I was Vladimir Lenin for Halloween in 2002.
I have absolutely no recollection as to why—I’m pretty sure I leaned liberal democrat at the time, of the sort that Lenin might call a “petty bourgeois philistine”, and not revolutionary communist. But it seems important because, apparently, I knew who Vladimir Lenin was when I was fifteen.
This is relevant because I taught Lenin this semester, in an undergraduate history of sociological theory class. To be clear, this was weird: I don’t know if any other prominent department is short-shrifting Erving Goffman or Pierre Bourdieu in order to read “State and Revolution”. It was also propitious because our two weeks on Lenin fell exactly on the 100th anniversary of the Russian Revolution (well, on the Julian Calendar).
I promised my students that they wouldn’t have to know much about the Russian Revolution, or really, European history, to do well in the class. This seemed like a relief, because they didn’t seem to know much about the Russian Revolution, or really, European history. After all, when I asked one section what big WORLD event was happening in the whole WORLD in 1917, I couldn’t get “World War I” for the life of me. (This is almost certainly a product of my asking an unclear question or having an intimidating classroom environment, but it’s a good story).

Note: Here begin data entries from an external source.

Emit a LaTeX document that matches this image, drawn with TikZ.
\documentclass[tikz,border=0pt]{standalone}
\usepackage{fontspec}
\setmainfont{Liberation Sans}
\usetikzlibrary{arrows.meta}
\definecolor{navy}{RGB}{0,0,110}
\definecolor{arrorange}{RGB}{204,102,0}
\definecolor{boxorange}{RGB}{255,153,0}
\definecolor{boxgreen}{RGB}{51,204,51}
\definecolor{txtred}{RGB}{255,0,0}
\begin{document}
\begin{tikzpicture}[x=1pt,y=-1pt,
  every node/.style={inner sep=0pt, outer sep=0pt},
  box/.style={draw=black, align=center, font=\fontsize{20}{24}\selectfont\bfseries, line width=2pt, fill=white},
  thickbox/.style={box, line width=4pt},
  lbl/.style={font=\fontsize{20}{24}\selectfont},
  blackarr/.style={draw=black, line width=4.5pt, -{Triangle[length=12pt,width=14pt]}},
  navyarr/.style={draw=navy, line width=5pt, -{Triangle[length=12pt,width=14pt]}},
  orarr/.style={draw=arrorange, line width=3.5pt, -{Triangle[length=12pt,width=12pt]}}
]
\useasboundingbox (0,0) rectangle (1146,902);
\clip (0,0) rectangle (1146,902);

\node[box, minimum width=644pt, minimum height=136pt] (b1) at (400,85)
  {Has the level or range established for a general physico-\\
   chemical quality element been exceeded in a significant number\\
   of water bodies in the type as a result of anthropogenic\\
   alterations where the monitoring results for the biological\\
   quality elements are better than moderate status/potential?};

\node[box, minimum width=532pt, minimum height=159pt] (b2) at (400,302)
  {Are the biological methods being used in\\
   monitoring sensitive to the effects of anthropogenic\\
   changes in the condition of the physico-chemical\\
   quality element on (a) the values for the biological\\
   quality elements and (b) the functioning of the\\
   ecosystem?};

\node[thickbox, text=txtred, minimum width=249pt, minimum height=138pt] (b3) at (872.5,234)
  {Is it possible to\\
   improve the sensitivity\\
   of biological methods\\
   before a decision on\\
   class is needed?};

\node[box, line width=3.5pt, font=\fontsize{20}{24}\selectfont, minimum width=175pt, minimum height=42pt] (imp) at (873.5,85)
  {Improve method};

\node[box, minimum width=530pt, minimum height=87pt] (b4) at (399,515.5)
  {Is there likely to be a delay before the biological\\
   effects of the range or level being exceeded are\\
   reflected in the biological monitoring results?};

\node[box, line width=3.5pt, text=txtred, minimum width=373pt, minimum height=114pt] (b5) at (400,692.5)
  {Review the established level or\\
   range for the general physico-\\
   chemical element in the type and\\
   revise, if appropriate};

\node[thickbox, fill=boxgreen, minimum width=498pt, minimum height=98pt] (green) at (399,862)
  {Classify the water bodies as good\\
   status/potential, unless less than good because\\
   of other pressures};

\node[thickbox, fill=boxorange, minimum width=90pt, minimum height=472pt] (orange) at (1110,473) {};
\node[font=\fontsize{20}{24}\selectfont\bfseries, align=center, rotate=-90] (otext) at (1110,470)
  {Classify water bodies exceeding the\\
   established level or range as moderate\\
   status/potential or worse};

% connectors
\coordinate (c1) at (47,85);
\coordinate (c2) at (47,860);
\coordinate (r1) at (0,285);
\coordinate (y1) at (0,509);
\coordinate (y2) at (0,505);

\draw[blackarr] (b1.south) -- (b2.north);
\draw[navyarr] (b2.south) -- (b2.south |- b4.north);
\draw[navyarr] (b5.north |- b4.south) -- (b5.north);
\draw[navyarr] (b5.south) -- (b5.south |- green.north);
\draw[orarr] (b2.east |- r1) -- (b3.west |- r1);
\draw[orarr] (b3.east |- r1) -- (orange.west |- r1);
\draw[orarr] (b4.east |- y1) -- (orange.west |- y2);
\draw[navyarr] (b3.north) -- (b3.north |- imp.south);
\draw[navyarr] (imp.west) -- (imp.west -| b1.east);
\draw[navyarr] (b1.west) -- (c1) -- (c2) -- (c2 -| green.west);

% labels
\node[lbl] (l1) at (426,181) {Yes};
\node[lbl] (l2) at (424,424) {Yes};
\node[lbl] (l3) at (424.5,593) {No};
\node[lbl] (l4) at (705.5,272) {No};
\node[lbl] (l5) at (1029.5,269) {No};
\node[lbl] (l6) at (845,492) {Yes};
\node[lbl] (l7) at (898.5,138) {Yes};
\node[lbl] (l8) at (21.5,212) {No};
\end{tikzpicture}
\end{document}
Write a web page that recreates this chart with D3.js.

I’m pretty sure this is almost exhibit A in why white male professionals teaching white male theorists through white male TAs is a bad idea. I tried to sell my students on the idea that Lenin is really a great theorist of the capitalist state—Trump makes his line about the “thousands of threads” connecting the bureaucracy to the capitalist class almost comically clear—but the problem was that the professor really wanted them to understand what I consider the more ridiculous part of his theory, the “dictatorship of the proletariat”.
It’s actually a beautiful vision, so absurdly beautiful that talking about it in a class about social reality seems borderline comical. Professor Burawoy wanted them to know how Lenin envisioned a transitional state, run by the workers, and tasked with “oppressing the oppressors” until all class antagonisms disappeared. Through rational planning and by rewarding people based on their work (rather than capital!), this dictatorship would rapidly build up the forces of production necessary for the “realm of freedom” Marx called communism, before withering away.

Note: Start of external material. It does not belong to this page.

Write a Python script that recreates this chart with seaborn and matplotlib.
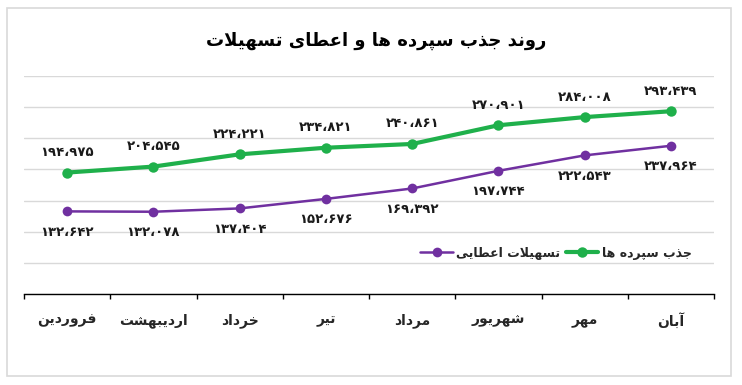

Fearful that this all-powerful transitional state might give rise to a new ruling class, Lenin envisioned officials “subject to instant recall” and “paid an average workingman’s wages”. The machinery of government could be so simplified that “any cook” could serve in a government where “talking shops” had been replaced with “working bodies” and the army dissolved in the name of the “armed workers”, until people learned to follow the “elementary rules of social interaction” and no force was necessary.

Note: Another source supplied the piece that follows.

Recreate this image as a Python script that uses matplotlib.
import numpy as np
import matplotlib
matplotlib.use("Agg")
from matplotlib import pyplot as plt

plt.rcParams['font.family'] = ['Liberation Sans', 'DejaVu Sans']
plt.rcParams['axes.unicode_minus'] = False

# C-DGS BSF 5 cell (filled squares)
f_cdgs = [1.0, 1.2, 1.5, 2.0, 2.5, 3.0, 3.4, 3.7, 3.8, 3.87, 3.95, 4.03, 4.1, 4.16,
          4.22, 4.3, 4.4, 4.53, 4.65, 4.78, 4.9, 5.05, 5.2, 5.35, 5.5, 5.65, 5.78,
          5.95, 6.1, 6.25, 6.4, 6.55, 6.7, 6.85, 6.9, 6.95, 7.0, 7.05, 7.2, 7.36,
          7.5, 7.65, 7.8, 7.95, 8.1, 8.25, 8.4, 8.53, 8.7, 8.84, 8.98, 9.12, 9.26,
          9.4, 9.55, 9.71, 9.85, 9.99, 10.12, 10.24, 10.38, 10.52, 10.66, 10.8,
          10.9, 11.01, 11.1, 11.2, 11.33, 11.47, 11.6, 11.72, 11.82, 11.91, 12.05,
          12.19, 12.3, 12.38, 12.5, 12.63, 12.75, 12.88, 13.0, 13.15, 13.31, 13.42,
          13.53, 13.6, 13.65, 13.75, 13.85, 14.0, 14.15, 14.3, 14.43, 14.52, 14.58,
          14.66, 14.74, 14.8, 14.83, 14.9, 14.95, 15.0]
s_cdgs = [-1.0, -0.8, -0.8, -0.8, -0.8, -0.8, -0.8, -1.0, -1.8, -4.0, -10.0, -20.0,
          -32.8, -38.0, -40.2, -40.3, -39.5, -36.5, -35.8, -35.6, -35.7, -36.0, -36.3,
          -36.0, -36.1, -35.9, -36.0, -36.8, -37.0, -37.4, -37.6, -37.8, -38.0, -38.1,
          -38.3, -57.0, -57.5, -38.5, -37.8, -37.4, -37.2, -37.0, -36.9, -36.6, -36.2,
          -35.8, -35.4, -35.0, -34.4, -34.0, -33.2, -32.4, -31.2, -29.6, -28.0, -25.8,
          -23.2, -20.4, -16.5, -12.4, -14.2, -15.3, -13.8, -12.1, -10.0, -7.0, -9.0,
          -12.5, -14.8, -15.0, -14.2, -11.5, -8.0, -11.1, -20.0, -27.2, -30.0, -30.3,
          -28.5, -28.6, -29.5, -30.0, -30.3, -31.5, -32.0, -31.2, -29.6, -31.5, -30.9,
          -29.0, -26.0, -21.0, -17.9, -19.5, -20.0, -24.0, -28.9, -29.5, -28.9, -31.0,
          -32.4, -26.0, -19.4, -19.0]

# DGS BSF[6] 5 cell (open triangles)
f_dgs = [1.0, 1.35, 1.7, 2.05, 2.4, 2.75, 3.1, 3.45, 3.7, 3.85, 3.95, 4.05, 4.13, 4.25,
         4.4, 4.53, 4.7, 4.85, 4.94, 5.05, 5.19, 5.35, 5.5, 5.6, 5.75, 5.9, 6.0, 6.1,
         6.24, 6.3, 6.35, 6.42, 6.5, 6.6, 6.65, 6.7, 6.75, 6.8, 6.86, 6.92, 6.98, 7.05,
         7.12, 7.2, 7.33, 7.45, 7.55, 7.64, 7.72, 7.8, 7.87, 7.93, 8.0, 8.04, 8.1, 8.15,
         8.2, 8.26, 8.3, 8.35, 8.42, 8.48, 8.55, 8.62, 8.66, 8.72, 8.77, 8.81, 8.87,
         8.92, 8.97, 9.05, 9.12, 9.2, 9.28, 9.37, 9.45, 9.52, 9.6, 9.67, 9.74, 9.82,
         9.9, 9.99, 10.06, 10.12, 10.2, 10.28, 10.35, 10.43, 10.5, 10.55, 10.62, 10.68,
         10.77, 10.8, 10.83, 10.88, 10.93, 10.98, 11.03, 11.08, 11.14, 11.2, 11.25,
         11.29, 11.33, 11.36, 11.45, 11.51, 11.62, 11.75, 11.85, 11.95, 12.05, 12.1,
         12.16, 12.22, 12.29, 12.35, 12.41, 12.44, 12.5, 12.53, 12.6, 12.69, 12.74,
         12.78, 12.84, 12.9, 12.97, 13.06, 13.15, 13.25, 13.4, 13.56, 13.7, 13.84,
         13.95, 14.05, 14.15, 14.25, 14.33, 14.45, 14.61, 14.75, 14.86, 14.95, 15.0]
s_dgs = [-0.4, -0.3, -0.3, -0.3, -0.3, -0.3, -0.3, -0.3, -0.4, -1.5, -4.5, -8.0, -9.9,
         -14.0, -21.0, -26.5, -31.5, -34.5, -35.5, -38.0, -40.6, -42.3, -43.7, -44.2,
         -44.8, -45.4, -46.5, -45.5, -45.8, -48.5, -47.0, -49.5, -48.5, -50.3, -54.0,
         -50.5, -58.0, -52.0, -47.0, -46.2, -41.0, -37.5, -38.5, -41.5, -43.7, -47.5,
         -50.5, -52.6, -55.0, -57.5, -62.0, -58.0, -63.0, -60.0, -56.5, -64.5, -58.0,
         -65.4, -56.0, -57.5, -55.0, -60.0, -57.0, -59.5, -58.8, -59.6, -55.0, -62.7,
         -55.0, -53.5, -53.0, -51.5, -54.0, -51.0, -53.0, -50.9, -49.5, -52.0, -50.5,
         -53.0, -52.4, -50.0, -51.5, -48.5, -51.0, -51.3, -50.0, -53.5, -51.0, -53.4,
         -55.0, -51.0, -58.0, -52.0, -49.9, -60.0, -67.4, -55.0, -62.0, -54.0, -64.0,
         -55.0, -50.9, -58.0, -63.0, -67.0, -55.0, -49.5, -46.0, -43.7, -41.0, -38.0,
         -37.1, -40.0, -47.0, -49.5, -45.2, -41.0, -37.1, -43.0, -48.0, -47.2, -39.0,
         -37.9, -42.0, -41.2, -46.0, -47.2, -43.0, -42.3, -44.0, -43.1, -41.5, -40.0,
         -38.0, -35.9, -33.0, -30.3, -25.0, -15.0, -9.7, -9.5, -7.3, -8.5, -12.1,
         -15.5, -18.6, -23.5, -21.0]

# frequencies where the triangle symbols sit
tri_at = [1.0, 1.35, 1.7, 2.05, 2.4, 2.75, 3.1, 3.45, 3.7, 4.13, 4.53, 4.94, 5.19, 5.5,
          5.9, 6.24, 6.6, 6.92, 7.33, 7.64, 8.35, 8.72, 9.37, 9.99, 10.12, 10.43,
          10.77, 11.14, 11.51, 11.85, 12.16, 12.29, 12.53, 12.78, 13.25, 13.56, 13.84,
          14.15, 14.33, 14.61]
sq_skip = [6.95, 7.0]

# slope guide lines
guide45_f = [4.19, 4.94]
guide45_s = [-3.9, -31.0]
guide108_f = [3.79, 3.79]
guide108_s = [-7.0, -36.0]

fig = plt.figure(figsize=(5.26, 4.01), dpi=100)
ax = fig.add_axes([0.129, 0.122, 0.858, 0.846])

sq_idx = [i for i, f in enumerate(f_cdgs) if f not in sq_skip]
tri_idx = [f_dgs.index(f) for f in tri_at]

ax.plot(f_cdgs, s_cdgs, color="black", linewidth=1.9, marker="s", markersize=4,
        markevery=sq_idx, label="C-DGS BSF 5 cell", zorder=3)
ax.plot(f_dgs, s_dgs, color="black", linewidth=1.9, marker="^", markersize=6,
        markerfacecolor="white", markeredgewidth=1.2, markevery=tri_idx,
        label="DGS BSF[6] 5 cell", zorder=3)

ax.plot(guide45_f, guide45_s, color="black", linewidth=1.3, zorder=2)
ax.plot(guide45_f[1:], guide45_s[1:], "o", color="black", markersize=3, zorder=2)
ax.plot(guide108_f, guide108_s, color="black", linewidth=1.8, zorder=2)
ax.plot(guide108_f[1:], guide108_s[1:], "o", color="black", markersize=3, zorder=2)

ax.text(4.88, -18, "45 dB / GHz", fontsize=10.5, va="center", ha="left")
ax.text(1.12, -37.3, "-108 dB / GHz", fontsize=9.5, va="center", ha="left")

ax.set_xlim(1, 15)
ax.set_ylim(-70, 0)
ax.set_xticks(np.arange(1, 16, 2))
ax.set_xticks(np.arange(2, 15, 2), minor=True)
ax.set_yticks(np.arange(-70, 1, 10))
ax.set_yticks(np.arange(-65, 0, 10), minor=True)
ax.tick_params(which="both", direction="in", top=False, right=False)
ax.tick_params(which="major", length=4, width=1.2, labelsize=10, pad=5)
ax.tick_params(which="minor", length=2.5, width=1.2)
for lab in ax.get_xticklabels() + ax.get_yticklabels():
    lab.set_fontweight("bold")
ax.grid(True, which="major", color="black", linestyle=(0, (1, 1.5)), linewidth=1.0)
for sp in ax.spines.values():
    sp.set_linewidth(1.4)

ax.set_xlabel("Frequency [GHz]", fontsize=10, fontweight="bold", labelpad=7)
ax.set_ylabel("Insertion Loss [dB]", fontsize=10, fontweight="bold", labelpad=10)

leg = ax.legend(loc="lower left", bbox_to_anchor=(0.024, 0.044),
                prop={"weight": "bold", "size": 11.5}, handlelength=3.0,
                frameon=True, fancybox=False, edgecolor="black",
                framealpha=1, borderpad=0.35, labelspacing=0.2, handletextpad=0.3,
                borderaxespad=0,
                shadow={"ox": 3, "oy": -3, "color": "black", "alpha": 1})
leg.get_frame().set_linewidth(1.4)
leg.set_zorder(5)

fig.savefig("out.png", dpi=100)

Like I said, a ridiculous theory. That’s what I told my students.
The problem was that, it being the 100th anniversary of the Russian Revolution and all, and us being Marxists and all, we couldn’t resist making the final about, well, the Russian Revolution. We handed them some articles from Jacobin and the New York Times on a few key events and asked them to tell us what each theorist would make of them. This included asking them to tell us what Lenin would say about, you know, Lenin and his revolution.
Actually, we already know the answer. If on November 5th, he triumphantly declared, “Comrades, working people! Remember that now you yourselves are at the helm of state”, by the end of his life, he admitted, “Our state apparatus is so deplorable…we are ridiculously deficient.” Even he could see that his beautiful theory had little relation to what happened in Russia. And we wanted our students to ask why.
For some, the problem was the Bolsheviks themselves, who, as one incensed student wrote, “never incorporated the proletariat, never served the proletariat, and failed to create a collective conscience amongst the country.” Another, in true sociological fashion, told me that the problem was all structural: “Russia failed to follow Lenin’s blueprint for a transition to communism due to external factors such as the Civil War in Russia, foreign powers backed the opposition and invaded Russia, as well as the failure of socialist revolutions in surrounding countries.” You know, if socialism failed, it’s because of capitalism.
Almost none of my students took the tack I, after ten years of graduate school, would have. The theory is riddled with incoherencies and inconsistencies. State’s don’t “wither away” when their historical work is complete. Rulers don’t swap out with “any cook” and they don’t settle for “average workingmen’s wages”. No one can agree on what the “elementary rules of social interaction” are so it’s dumb to expect people to abide by them just because they’re no longer forced into selling capitalists their labor power.
But for most of them, the problem wasn’t the theory itself, but the human beings who implemented it, or rather, those that didn’t want to see it implemented. I sometimes comment on how distant my students seem from the model of undergraduates—18, full time student—that surrounded me at Princeton. But I’d like to imagine that I had that same spark of reckless idealism, a tiny bit of the same thing I imagine Lenin had in spades.